▸ Records from a collection:
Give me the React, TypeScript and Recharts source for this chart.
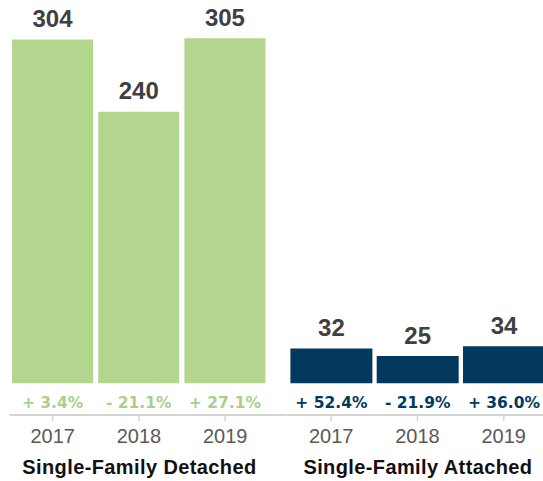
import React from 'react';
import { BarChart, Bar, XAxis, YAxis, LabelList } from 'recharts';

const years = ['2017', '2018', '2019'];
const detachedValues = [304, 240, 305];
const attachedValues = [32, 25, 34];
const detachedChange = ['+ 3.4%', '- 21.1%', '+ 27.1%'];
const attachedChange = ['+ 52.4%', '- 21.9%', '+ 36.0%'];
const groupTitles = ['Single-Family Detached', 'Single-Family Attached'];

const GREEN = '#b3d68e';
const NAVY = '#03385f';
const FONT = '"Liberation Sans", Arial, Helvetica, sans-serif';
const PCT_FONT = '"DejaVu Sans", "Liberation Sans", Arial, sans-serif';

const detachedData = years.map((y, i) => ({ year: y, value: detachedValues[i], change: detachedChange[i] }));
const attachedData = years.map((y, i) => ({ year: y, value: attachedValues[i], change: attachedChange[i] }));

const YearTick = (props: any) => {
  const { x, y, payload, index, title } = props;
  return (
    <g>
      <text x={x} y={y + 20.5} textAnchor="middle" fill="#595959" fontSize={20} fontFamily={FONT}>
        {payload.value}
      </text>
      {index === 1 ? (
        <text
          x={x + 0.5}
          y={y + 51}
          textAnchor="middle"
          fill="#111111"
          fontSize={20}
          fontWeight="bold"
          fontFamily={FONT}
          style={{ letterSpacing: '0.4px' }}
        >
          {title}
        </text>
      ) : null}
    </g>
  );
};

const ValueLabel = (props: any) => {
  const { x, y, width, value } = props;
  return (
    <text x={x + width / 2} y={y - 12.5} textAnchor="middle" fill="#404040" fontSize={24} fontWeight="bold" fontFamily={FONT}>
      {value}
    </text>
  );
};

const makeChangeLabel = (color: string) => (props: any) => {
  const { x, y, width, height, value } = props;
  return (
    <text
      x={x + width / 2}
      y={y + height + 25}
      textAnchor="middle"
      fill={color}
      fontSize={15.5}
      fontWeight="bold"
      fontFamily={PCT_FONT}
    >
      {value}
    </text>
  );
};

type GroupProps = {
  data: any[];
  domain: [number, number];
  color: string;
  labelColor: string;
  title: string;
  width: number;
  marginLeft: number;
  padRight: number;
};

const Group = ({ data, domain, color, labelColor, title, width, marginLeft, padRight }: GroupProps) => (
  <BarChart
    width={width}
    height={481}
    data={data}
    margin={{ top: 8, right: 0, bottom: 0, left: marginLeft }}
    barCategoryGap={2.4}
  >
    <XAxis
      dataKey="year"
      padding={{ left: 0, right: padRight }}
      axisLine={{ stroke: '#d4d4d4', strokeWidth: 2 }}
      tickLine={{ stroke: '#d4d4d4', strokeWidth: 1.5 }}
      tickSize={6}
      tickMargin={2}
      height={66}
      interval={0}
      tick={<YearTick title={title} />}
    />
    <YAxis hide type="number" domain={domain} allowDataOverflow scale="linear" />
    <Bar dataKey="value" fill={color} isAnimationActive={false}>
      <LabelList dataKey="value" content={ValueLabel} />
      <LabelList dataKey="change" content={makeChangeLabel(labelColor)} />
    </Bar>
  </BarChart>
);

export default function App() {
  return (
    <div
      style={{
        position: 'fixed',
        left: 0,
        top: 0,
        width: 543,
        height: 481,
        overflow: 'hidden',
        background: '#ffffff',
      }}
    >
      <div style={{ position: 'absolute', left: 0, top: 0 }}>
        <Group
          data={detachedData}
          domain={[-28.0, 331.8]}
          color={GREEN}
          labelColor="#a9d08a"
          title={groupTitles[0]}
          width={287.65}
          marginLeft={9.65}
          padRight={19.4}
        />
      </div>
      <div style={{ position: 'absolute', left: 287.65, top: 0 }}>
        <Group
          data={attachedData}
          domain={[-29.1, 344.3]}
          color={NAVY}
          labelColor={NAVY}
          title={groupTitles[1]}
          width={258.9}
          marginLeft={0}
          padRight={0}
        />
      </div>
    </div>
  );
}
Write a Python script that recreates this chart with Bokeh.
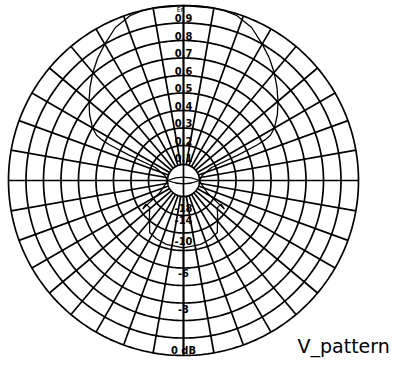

▸ EXERCISE BRIEF:
Restate each line from the start of the listing through the line bearing "const groupTitles = ['Single-Family" word for word. Drop the pictures.

▸ ANSWER TO THIS PROBLEM:
Give me the React, TypeScript and Recharts source for this chart.
import React from 'react';
import { BarChart, Bar, XAxis, YAxis, LabelList } from 'recharts';

const years = ['2017', '2018', '2019'];
const detachedValues = [304, 240, 305];
const attachedValues = [32, 25, 34];
const detachedChange = ['+ 3.4%', '- 21.1%', '+ 27.1%'];
const attachedChange = ['+ 52.4%', '- 21.9%', '+ 36.0%'];
const groupTitles = ['Single-Family Detached', 'Single-Family Attached'];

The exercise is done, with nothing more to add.